En France, sa nomination au 20 Heures peut être comparée à celle, en son temps, de David Pujadas, qui avait également impulsé un ton plus analytique à la présentation. Mais là où Pujadas incarnait une forme de distance, Salamé revendique une présence charismatique, engagée, parfois dérangeante.

Une figure médiatique clivante mais ancrée
Léa Salamé a connu de nombreuses controverses. Sa relation avec Raphaël Glucksmann, eurodéputé, l’a contrainte à se retirer temporairement des débats politiques. Elle a aussi été critiquée pour son style parfois considéré comme abrupt, voire autoritaire.

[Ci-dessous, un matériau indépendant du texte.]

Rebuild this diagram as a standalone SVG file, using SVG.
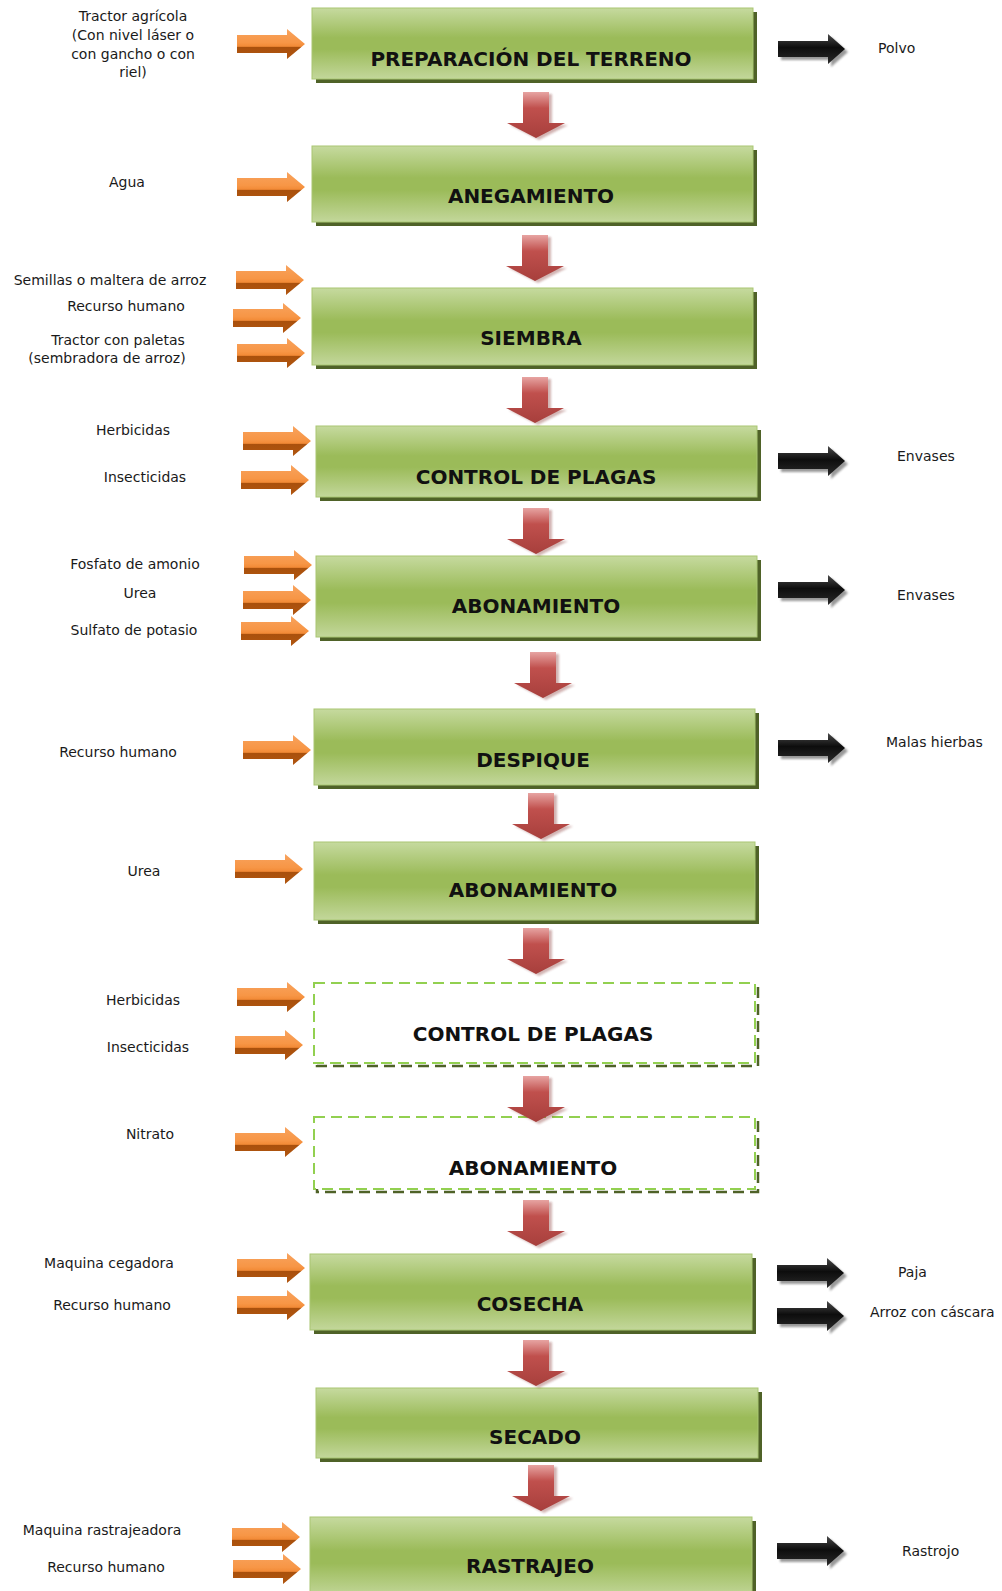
<svg xmlns="http://www.w3.org/2000/svg" width="1002" height="1591" viewBox="0 0 1002 1591">
<style>
.box{fill:url(#gGreen);stroke:#a9c672;stroke-width:1}
.shadow{fill:#4f6228}
.dbox{fill:#ffffff;stroke:#92d050;stroke-width:2;stroke-dasharray:11 6}
.dshadow{fill:none;stroke:#4f6228;stroke-width:2.5;stroke-dasharray:11 6}
.title{font-family:"DejaVu Sans",Verdana,sans-serif;font-weight:bold;font-size:20px;fill:#111;text-anchor:middle}
.lbl{font-family:"DejaVu Sans",Verdana,sans-serif;font-size:14px;fill:#1a1a1a}
.lc{text-anchor:middle}
.orange{fill:url(#gOrange)}
.black{fill:url(#gBlack)}
.bshadow{fill:#808080;opacity:0.8;filter:url(#blur)}
.red{fill:url(#gRed)}
.rshadow{fill:#7f2a28;opacity:0.35;filter:url(#blur)}
</style>
<defs>
<linearGradient id="gGreen" x1="0" y1="0" x2="0" y2="1">
<stop offset="0" stop-color="#c6da9f"/>
<stop offset="0.42" stop-color="#9bbb59"/>
<stop offset="0.58" stop-color="#9bbb59"/>
<stop offset="1" stop-color="#c3d79b"/>
</linearGradient>
<linearGradient id="gOrange" x1="0" y1="0" x2="0" y2="1">
<stop offset="0" stop-color="#f8a35e"/>
<stop offset="0.45" stop-color="#f79646"/>
<stop offset="0.58" stop-color="#f28a36"/>
<stop offset="0.6" stop-color="#a9500c"/>
<stop offset="1" stop-color="#b15610"/>
</linearGradient>
<linearGradient id="gBlack" x1="0" y1="0" x2="0" y2="1">
<stop offset="0" stop-color="#4a4a4a"/>
<stop offset="0.45" stop-color="#0d0d0d"/>
<stop offset="1" stop-color="#2a2a2a"/>
</linearGradient>
<linearGradient id="gRed" x1="0" y1="0" x2="0" y2="1">
<stop offset="0" stop-color="#e7a4a2"/>
<stop offset="0.35" stop-color="#c0504d"/>
<stop offset="1" stop-color="#a73f3c"/>
</linearGradient>
<filter id="blur" x="-20%" y="-20%" width="140%" height="140%"><feGaussianBlur stdDeviation="1"/></filter>
<polygon id="oArrow" points="0,-9 50,-9 50,-15 68,0 50,15 50,9 0,9"/>
<polygon id="kArrow" points="0,-8 50,-8 50,-15 67,0 50,15 50,8 0,8"/>
<polygon id="rArrow" points="-13,0 13,0 13,31 29,31 0,46 -29,31 -13,31"/>
</defs>

<!-- process nodes -->
<g id="n-preparacion">
<rect class="shadow" x="316" y="12" width="441" height="71"/>
<rect class="box" x="312" y="8" width="441" height="71"/>
<text class="title" x="531" y="66">PREPARACIÓN DEL TERRENO</text>
</g>
<g id="n-anegamiento">
<rect class="shadow" x="316" y="150" width="441" height="76"/>
<rect class="box" x="312" y="146" width="441" height="76"/>
<text class="title" x="531" y="203">ANEGAMIENTO</text>
</g>
<g id="n-siembra">
<rect class="shadow" x="316" y="292" width="441" height="77"/>
<rect class="box" x="312" y="288" width="441" height="77"/>
<text class="title" x="531" y="345">SIEMBRA</text>
</g>
<g id="n-control1">
<rect class="shadow" x="320" y="430" width="441" height="71"/>
<rect class="box" x="316" y="426" width="441" height="71"/>
<text class="title" x="536" y="484">CONTROL DE PLAGAS</text>
</g>
<g id="n-abonamiento1">
<rect class="shadow" x="320" y="560" width="441" height="81"/>
<rect class="box" x="316" y="556" width="441" height="81"/>
<text class="title" x="536" y="613">ABONAMIENTO</text>
</g>
<g id="n-despique">
<rect class="shadow" x="318" y="713" width="441" height="76"/>
<rect class="box" x="314" y="709" width="441" height="76"/>
<text class="title" x="533" y="767">DESPIQUE</text>
</g>
<g id="n-abonamiento2">
<rect class="shadow" x="318" y="846" width="441" height="78"/>
<rect class="box" x="314" y="842" width="441" height="78"/>
<text class="title" x="533" y="897">ABONAMIENTO</text>
</g>
<g id="n-control2">
<rect class="dshadow" x="317" y="986" width="441" height="80"/>
<rect class="dbox" x="314" y="983" width="441" height="80"/>
<text class="title" x="533" y="1041">CONTROL DE PLAGAS</text>
</g>
<g id="n-abonamiento3">
<rect class="dshadow" x="317" y="1120" width="441" height="72"/>
<rect class="dbox" x="314" y="1117" width="441" height="72"/>
<text class="title" x="533" y="1175">ABONAMIENTO</text>
</g>
<g id="n-cosecha">
<rect class="shadow" x="314" y="1258" width="442" height="76"/>
<rect class="box" x="310" y="1254" width="442" height="76"/>
<text class="title" x="530" y="1311">COSECHA</text>
</g>
<g id="n-secado">
<rect class="shadow" x="320" y="1392" width="442" height="70"/>
<rect class="box" x="316" y="1388" width="442" height="70"/>
<text class="title" x="535" y="1444">SECADO</text>
</g>
<g id="n-rastrajeo">
<rect class="shadow" x="314" y="1521" width="442" height="80"/>
<rect class="box" x="310" y="1517" width="442" height="80"/>
<text class="title" x="530" y="1573">RASTRAJEO</text>
</g>

<!-- input labels -->
<g id="in-labels" class="lbl lc">
<text x="133" y="21">Tractor agrícola</text>
<text x="133" y="40">(Con nivel láser o</text>
<text x="133" y="59">con gancho o con</text>
<text x="133" y="77">riel)</text>
<text x="127" y="187">Agua</text>
<text x="110" y="285">Semillas o maltera de arroz</text>
<text x="126" y="311">Recurso humano</text>
<text x="118" y="345">Tractor con paletas</text>
<text x="107" y="363">(sembradora de arroz)</text>
<text x="133" y="435">Herbicidas</text>
<text x="145" y="482">Insecticidas</text>
<text x="135" y="569">Fosfato de amonio</text>
<text x="140" y="598">Urea</text>
<text x="134" y="635">Sulfato de potasio</text>
<text x="118" y="757">Recurso humano</text>
<text x="144" y="876">Urea</text>
<text x="143" y="1005">Herbicidas</text>
<text x="148" y="1052">Insecticidas</text>
<text x="150" y="1139">Nitrato</text>
<text x="109" y="1268">Maquina cegadora</text>
<text x="112" y="1310">Recurso humano</text>
<text x="102" y="1535">Maquina rastrajeadora</text>
<text x="106" y="1572">Recurso humano</text>
</g>

<!-- output labels -->
<g id="out-labels" class="lbl">
<text x="878" y="53">Polvo</text>
<text x="897" y="461">Envases</text>
<text x="897" y="600">Envases</text>
<text x="886" y="747">Malas hierbas</text>
<text x="898" y="1277">Paja</text>
<text x="870" y="1317">Arroz con cáscara</text>
<text x="902" y="1556">Rastrojo</text>
</g>

<!-- connectors -->
<g id="connectors">
<g id="flow-arrows">
<use href="#rArrow" class="rshadow" x="539" y="94"/><use href="#rArrow" class="red" x="536" y="92"/>
<use href="#rArrow" class="rshadow" x="538" y="237"/><use href="#rArrow" class="red" x="535" y="235"/>
<use href="#rArrow" class="rshadow" x="538" y="379"/><use href="#rArrow" class="red" x="535" y="377"/>
<use href="#rArrow" class="rshadow" x="539" y="510"/><use href="#rArrow" class="red" x="536" y="508"/>
<use href="#rArrow" class="rshadow" x="546" y="654"/><use href="#rArrow" class="red" x="543" y="652"/>
<use href="#rArrow" class="rshadow" x="544" y="795"/><use href="#rArrow" class="red" x="541" y="793"/>
<use href="#rArrow" class="rshadow" x="539" y="930"/><use href="#rArrow" class="red" x="536" y="928"/>
<use href="#rArrow" class="rshadow" x="539" y="1078"/><use href="#rArrow" class="red" x="536" y="1076"/>
<use href="#rArrow" class="rshadow" x="539" y="1202"/><use href="#rArrow" class="red" x="536" y="1200"/>
<use href="#rArrow" class="rshadow" x="539" y="1342"/><use href="#rArrow" class="red" x="536" y="1340"/>
<use href="#rArrow" class="rshadow" x="544" y="1467"/><use href="#rArrow" class="red" x="541" y="1465"/>
</g>
<g id="input-arrows" class="orange">
<use href="#oArrow" x="237" y="44"/>
<use href="#oArrow" x="237" y="187"/>
<use href="#oArrow" x="236" y="280"/>
<use href="#oArrow" x="233" y="318"/>
<use href="#oArrow" x="237" y="353"/>
<use href="#oArrow" x="243" y="441"/>
<use href="#oArrow" x="241" y="480"/>
<use href="#oArrow" x="244" y="565"/>
<use href="#oArrow" x="243" y="600"/>
<use href="#oArrow" x="241" y="631"/>
<use href="#oArrow" x="243" y="750"/>
<use href="#oArrow" x="235" y="869"/>
<use href="#oArrow" x="237" y="997"/>
<use href="#oArrow" x="235" y="1045"/>
<use href="#oArrow" x="235" y="1142"/>
<use href="#oArrow" x="237" y="1268"/>
<use href="#oArrow" x="237" y="1305"/>
<use href="#oArrow" x="232" y="1537"/>
<use href="#oArrow" x="233" y="1569"/>
</g>
<g id="output-arrows">
<use href="#kArrow" class="bshadow" x="781" y="52"/><use href="#kArrow" class="black" x="778" y="49"/>
<use href="#kArrow" class="bshadow" x="781" y="464"/><use href="#kArrow" class="black" x="778" y="461"/>
<use href="#kArrow" class="bshadow" x="781" y="593"/><use href="#kArrow" class="black" x="778" y="590"/>
<use href="#kArrow" class="bshadow" x="781" y="751"/><use href="#kArrow" class="black" x="778" y="748"/>
<use href="#kArrow" class="bshadow" x="780" y="1276"/><use href="#kArrow" class="black" x="777" y="1273"/>
<use href="#kArrow" class="bshadow" x="780" y="1319"/><use href="#kArrow" class="black" x="777" y="1316"/>
<use href="#kArrow" class="bshadow" x="780" y="1554"/><use href="#kArrow" class="black" x="777" y="1551"/>
</g>
</g>
</svg>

Pourtant, son ancrage médiatique reste solide. Selon une étude de l’INA (2024), Salamé figurait parmi les trois journalistes les plus présents à l’antenne sur les sujets de politique nationale. Le baromètre Viavoice la classe régulièrement dans les journalistes les plus crédibles auprès des 18–34 ans, un public que France 2 peine traditionnellement à capter.
Vers une nouvelle ère du 20 Heures ?
Avec le départ d’Anne-Sophie Lapix pour M6, France 2 a perdu une figure reconnue pour son professionnalisme et sa neutralité. En confiant le journal à Léa Salamé, la direction parie sur une forme de singularité éditoriale, capable de redonner du souffle à un format que beaucoup annonçaient comme condamné.
Il reste à voir si la greffe prendra. La journaliste conserve par ailleurs Quelle époque !, dont le ton plus léger pourrait contrebalancer le sérieux du 20 Heures. Un équilibre entre divertissement, culture et politique semble ainsi se dessiner dans son emploi du temps, à l’image d’une stratégie de transversalité voulue par Delphine Ernotte.
En définitive, Léa Salamé ne vient pas simplement remplacer une présentatrice. Elle porte avec elle un projet journalistique, un ton, et une promesse : celle d’un JT réinventé, au service d’un pluralisme exigeant et d’une démocratie médiatique plus active.